EXERCISE OBJECTIVE: Pictures stay out of this copy, which runs from the first line of the material through the line containing "ax.vlines(rt, baseline_pa - 4, baseline_pa".

MATERIAL PROVIDED:
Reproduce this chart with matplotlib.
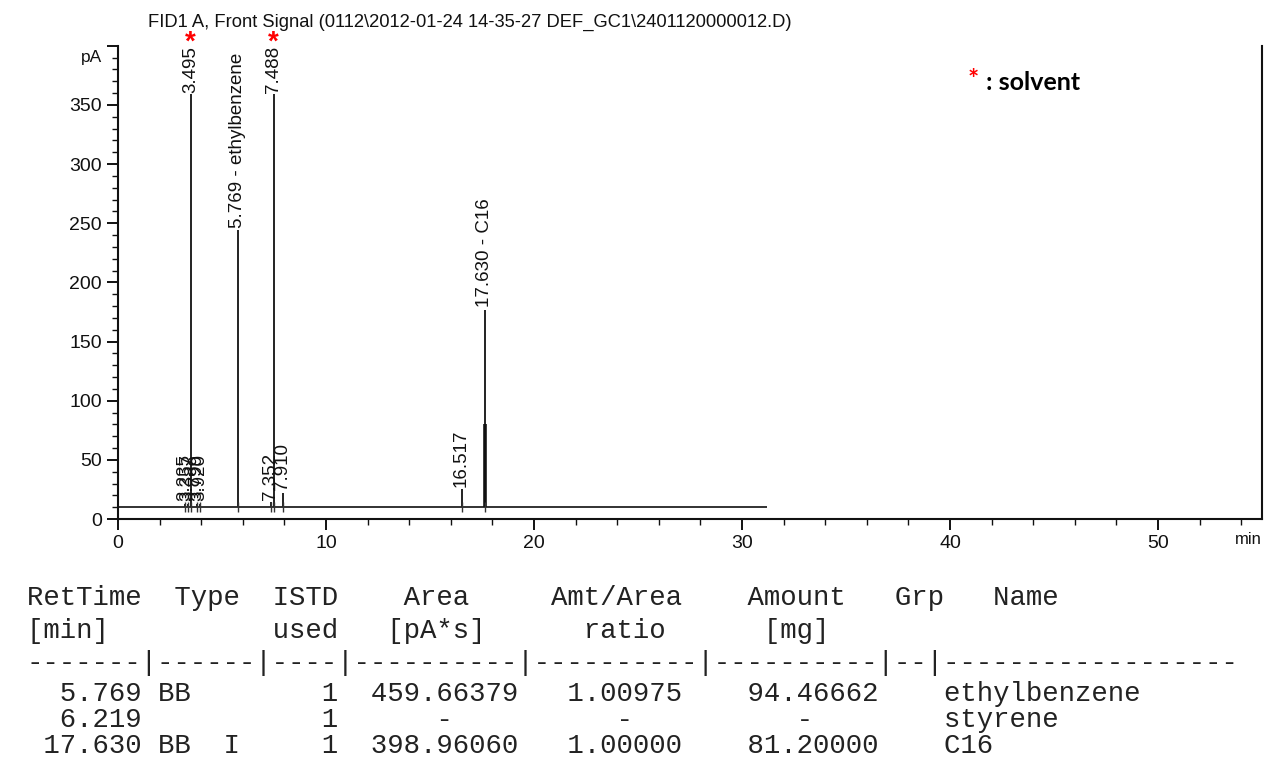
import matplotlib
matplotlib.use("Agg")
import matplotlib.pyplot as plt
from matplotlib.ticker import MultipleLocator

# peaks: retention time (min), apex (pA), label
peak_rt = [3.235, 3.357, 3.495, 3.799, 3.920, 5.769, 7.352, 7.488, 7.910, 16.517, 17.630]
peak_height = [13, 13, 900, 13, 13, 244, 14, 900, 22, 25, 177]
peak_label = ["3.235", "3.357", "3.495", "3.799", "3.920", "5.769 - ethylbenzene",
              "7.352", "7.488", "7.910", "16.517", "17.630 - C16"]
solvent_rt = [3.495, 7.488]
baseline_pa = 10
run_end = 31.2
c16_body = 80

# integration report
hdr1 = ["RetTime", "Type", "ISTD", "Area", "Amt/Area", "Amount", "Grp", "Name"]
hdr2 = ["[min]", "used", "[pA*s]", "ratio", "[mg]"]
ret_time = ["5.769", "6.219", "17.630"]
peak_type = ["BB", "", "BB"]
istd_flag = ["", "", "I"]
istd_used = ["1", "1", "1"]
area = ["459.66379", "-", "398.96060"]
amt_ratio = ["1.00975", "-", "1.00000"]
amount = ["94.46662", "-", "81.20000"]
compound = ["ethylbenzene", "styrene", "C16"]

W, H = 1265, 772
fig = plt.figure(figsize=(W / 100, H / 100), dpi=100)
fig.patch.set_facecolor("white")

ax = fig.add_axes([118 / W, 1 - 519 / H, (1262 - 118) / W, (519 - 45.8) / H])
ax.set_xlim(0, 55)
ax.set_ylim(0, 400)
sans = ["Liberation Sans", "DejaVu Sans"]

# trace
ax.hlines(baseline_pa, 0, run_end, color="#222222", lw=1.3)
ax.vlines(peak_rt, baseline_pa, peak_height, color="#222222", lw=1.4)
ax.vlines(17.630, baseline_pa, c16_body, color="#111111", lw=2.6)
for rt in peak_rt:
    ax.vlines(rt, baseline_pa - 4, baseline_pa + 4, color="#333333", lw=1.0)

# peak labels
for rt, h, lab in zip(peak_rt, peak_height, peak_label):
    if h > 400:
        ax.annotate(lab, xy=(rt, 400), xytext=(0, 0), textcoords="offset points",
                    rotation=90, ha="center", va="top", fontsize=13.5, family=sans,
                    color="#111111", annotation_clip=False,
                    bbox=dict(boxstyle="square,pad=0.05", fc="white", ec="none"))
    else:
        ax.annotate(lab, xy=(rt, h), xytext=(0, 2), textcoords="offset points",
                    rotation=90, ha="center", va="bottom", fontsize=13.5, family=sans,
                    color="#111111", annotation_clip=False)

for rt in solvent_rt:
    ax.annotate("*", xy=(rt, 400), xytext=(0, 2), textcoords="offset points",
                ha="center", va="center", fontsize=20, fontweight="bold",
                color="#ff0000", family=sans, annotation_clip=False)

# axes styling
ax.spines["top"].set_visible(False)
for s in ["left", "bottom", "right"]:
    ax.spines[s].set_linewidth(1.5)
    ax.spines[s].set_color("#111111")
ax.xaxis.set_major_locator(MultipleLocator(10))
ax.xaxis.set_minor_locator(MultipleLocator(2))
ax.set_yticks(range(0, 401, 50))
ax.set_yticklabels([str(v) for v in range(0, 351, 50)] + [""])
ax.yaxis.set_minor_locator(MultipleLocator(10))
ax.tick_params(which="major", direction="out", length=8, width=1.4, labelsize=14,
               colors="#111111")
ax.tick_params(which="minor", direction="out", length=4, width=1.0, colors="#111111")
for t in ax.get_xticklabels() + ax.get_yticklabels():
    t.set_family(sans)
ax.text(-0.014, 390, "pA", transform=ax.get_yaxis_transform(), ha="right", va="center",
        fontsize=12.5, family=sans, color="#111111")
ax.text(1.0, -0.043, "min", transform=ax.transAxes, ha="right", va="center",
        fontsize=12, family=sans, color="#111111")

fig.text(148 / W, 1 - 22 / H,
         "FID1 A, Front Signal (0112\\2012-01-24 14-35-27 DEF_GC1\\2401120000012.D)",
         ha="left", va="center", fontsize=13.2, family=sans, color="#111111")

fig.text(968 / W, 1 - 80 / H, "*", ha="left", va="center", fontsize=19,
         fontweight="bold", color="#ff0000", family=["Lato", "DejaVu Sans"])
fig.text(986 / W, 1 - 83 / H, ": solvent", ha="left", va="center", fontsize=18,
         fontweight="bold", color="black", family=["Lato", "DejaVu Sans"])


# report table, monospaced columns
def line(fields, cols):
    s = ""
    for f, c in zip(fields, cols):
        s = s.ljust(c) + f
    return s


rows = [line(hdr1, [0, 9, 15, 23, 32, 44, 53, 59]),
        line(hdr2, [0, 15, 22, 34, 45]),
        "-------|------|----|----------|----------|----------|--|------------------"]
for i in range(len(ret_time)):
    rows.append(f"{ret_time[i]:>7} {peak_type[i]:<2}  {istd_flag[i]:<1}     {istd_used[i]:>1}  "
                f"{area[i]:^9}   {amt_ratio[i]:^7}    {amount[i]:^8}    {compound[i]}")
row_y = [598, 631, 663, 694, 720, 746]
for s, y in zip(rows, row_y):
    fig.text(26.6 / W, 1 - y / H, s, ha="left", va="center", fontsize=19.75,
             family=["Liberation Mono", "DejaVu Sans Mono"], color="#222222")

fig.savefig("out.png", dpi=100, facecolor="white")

SOLVED EXERCISE:
Reproduce this chart with matplotlib.
import matplotlib
matplotlib.use("Agg")
import matplotlib.pyplot as plt
from matplotlib.ticker import MultipleLocator

# peaks: retention time (min), apex (pA), label
peak_rt = [3.235, 3.357, 3.495, 3.799, 3.920, 5.769, 7.352, 7.488, 7.910, 16.517, 17.630]
peak_height = [13, 13, 900, 13, 13, 244, 14, 900, 22, 25, 177]
peak_label = ["3.235", "3.357", "3.495", "3.799", "3.920", "5.769 - ethylbenzene",
              "7.352", "7.488", "7.910", "16.517", "17.630 - C16"]
solvent_rt = [3.495, 7.488]
baseline_pa = 10
run_end = 31.2
c16_body = 80

# integration report
hdr1 = ["RetTime", "Type", "ISTD", "Area", "Amt/Area", "Amount", "Grp", "Name"]
hdr2 = ["[min]", "used", "[pA*s]", "ratio", "[mg]"]
ret_time = ["5.769", "6.219", "17.630"]
peak_type = ["BB", "", "BB"]
istd_flag = ["", "", "I"]
istd_used = ["1", "1", "1"]
area = ["459.66379", "-", "398.96060"]
amt_ratio = ["1.00975", "-", "1.00000"]
amount = ["94.46662", "-", "81.20000"]
compound = ["ethylbenzene", "styrene", "C16"]

W, H = 1265, 772
fig = plt.figure(figsize=(W / 100, H / 100), dpi=100)
fig.patch.set_facecolor("white")

ax = fig.add_axes([118 / W, 1 - 519 / H, (1262 - 118) / W, (519 - 45.8) / H])
ax.set_xlim(0, 55)
ax.set_ylim(0, 400)
sans = ["Liberation Sans", "DejaVu Sans"]

# trace
ax.hlines(baseline_pa, 0, run_end, color="#222222", lw=1.3)
ax.vlines(peak_rt, baseline_pa, peak_height, color="#222222", lw=1.4)
ax.vlines(17.630, baseline_pa, c16_body, color="#111111", lw=2.6)
for rt in peak_rt:
    ax.vlines(rt, baseline_pa - 4, baseline_pa + 4, color="#333333", lw=1.0)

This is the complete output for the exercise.